There are a number of companies that can provide data-rich metrics on Web presence and performance for potential customers. This information can help you better discover leads and craft a different opportunity analysis — one in which your Web, mobile, and social platforms create the foundational elements to build a more robust solution for your advertisers.
This data can show strengths and weaknesses online, provide a score, and start helping to guide you toward the right product set for your advertisers. And the logic can be customised toward what you choose to offer to the market.
Most importantly, beyond becoming a better marketing expert for your advertisers, you are now empowering your salespeople in ways that make them more efficient and able to generate more revenue.
Any big change in direction is not easy. It is not supposed to be.
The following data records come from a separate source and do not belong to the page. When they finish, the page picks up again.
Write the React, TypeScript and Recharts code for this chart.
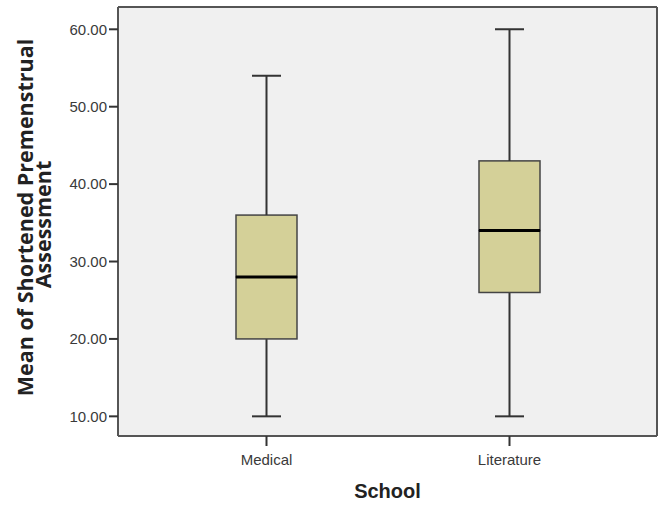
import { ComposedChart, Bar, XAxis, YAxis, CartesianGrid } from 'recharts';

const schools = ['Medical', 'Literature'];
const minimum = [10, 10];
const lowerQuartile = [20, 26];
const median = [28, 34];
const upperQuartile = [36, 43];
const maximum = [54, 60];
const yTicks = [10, 20, 30, 40, 50, 60];

const Y_MIN = 7.46;
const Y_MAX = 62.88;

const data = schools.map((school, i) => ({
  school,
  base: minimum[i],
  lowWhisker: lowerQuartile[i] - minimum[i],
  lowBox: median[i] - lowerQuartile[i],
  highBox: upperQuartile[i] - median[i],
  highWhisker: maximum[i] - upperQuartile[i],
}));

const BOX_FILL = '#d4d098';
const LINE = '#333333';
const FRAME = '#555555';
const CAP = 29;

const Empty = () => null;

const LowWhisker = (props: any) => {
  const { x, y, width, height } = props;
  const cx = x + width / 2;
  return (
    <g>
      <line x1={cx} x2={cx} y1={y} y2={y + height} stroke={LINE} strokeWidth={2} />
      <line x1={cx - CAP / 2} x2={cx + CAP / 2} y1={y + height} y2={y + height} stroke={LINE} strokeWidth={2} />
    </g>
  );
};

const HighWhisker = (props: any) => {
  const { x, y, width, height } = props;
  const cx = x + width / 2;
  return (
    <g>
      <line x1={cx} x2={cx} y1={y} y2={y + height} stroke={LINE} strokeWidth={2} />
      <line x1={cx - CAP / 2} x2={cx + CAP / 2} y1={y} y2={y} stroke={LINE} strokeWidth={2} />
    </g>
  );
};

const LowBox = (props: any) => {
  const { x, y, width, height } = props;
  return <rect x={x} y={y} width={width} height={height} fill={BOX_FILL} stroke="#444" strokeWidth={1.5} />;
};

const HighBox = (props: any) => {
  const { x, y, width, height } = props;
  return (
    <g>
      <rect x={x} y={y} width={width} height={height} fill={BOX_FILL} stroke="#444" strokeWidth={1.5} />
      <line x1={x} x2={x + width} y1={y + height} y2={y + height} stroke="#000" strokeWidth={3} />
    </g>
  );
};

const YLabel = (props: any) => {
  const vb = props.viewBox || {};
  const cy = vb.y + vb.height / 2;
  const style = { fontFamily: '"Open Sans", sans-serif', fontWeight: 700, fontSize: 21.5, fill: '#222' };
  return (
    <g>
      <text x={33} y={cy - 4} transform={`rotate(-90, 33, ${cy - 4})`} textAnchor="middle" style={style}>
        Mean of Shortened Premenstrual
      </text>
      <text x={51} y={cy + 3} transform={`rotate(-90, 51, ${cy + 3})`} textAnchor="middle" style={style}>
        Assessment
      </text>
    </g>
  );
};

const XLabel = (props: any) => {
  const vb = props.viewBox || {};
  return (
    <text
      x={vb.x + vb.width / 2}
      y={498}
      textAnchor="middle"
      style={{ fontFamily: '"Liberation Sans", Arial, sans-serif', fontWeight: 700, fontSize: 20, fill: '#222' }}
    >
      School
    </text>
  );
};

const tickStyle = { fontFamily: '"Liberation Sans", Arial, sans-serif', fontSize: 15, fill: '#3a3a3a' };

export default function App() {
  return (
    <div style={{ position: 'absolute', left: 0, top: 0, width: 665, height: 506, background: '#fff' }}>
      <ComposedChart width={665} height={506} data={data} margin={{ top: 6, right: 7, bottom: 30, left: 0 }} barSize={61}>
        <CartesianGrid horizontal={false} vertical={false} fill="#f0f0f0" />
        <XAxis
          dataKey="school"
          padding={{ left: 27, right: 26 }}
          height={40}
          tick={tickStyle}
          tickSize={10}
          tickMargin={8}
          tickLine={{ stroke: LINE, strokeWidth: 2 }}
          axisLine={{ stroke: FRAME, strokeWidth: 2 }}
          label={<XLabel />}
        />
        <XAxis
          xAxisId="top"
          orientation="top"
          dataKey="school"
          height={1}
          tick={false}
          tickLine={false}
          axisLine={{ stroke: FRAME, strokeWidth: 2 }}
        />
        <YAxis
          type="number"
          domain={[Y_MIN, Y_MAX]}
          allowDataOverflow
          ticks={yTicks}
          tickFormatter={(v: number) => v.toFixed(2)}
          width={118}
          tick={tickStyle}
          tickSize={9}
          tickMargin={2}
          tickLine={{ stroke: LINE, strokeWidth: 2 }}
          axisLine={{ stroke: FRAME, strokeWidth: 2 }}
          label={<YLabel />}
        />
        <YAxis
          yAxisId="right"
          orientation="right"
          type="number"
          domain={[Y_MIN, Y_MAX]}
          allowDataOverflow
          width={1}
          tick={false}
          tickLine={false}
          axisLine={{ stroke: FRAME, strokeWidth: 2 }}
        />
        <Bar dataKey="base" xAxisId="top" yAxisId="right" shape={<Empty />} isAnimationActive={false} />
        <Bar dataKey="base" stackId="box" shape={<Empty />} isAnimationActive={false} />
        <Bar dataKey="lowWhisker" stackId="box" shape={<LowWhisker />} isAnimationActive={false} />
        <Bar dataKey="lowBox" stackId="box" shape={<LowBox />} isAnimationActive={false} />
        <Bar dataKey="highBox" stackId="box" shape={<HighBox />} isAnimationActive={false} />
        <Bar dataKey="highWhisker" stackId="box" shape={<HighWhisker />} isAnimationActive={false} />
      </ComposedChart>
    </div>
  );
}
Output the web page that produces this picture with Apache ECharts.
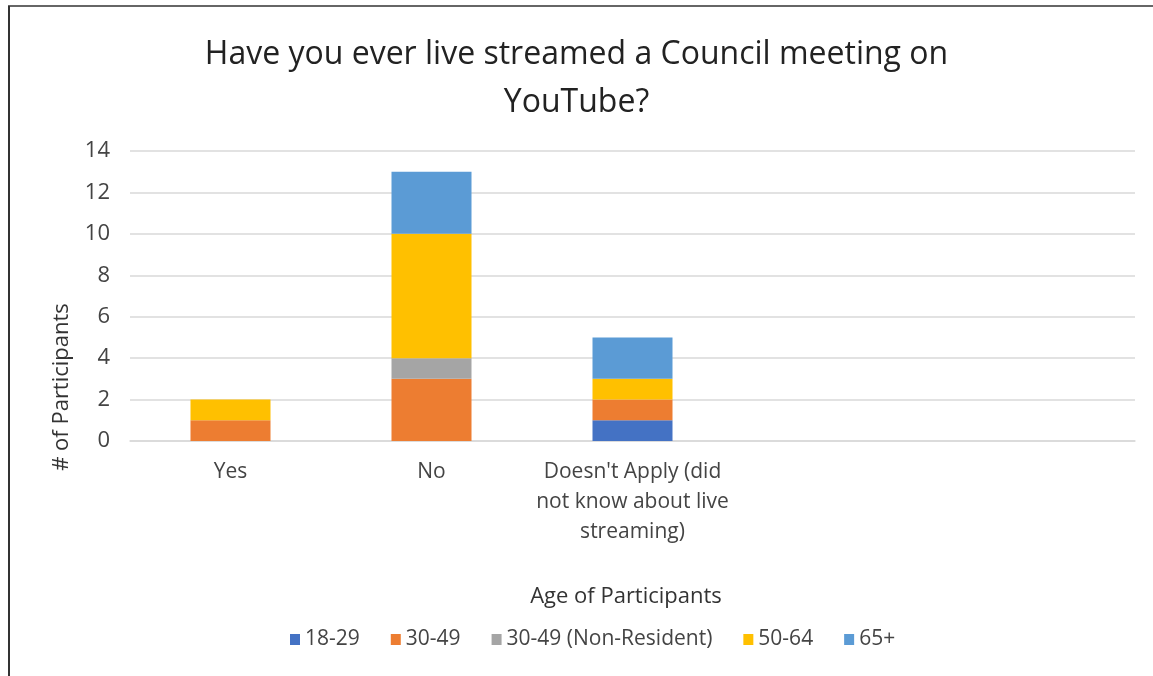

I write this to suggest a more data-driven approach focused more on long-tail revenue opportunities and less on the big hits that crush you the following year. You will generate more revenue with a focused, consistent sales effort on your core than you will with the “end-of-month-discount-your-way-to-budget scramble.” (Or EMDYWBA, because everything in our industry must have an acronym.)
The next time you stop at a strip mall, it might not be the anchor or restaurant that is your best target. It might be the small mobile phone repair store, which has a big online business. Knocking on doors, while critically important, is not enough anymore.
Let data help identify your leads and use research to better prepare you for the customer engagement.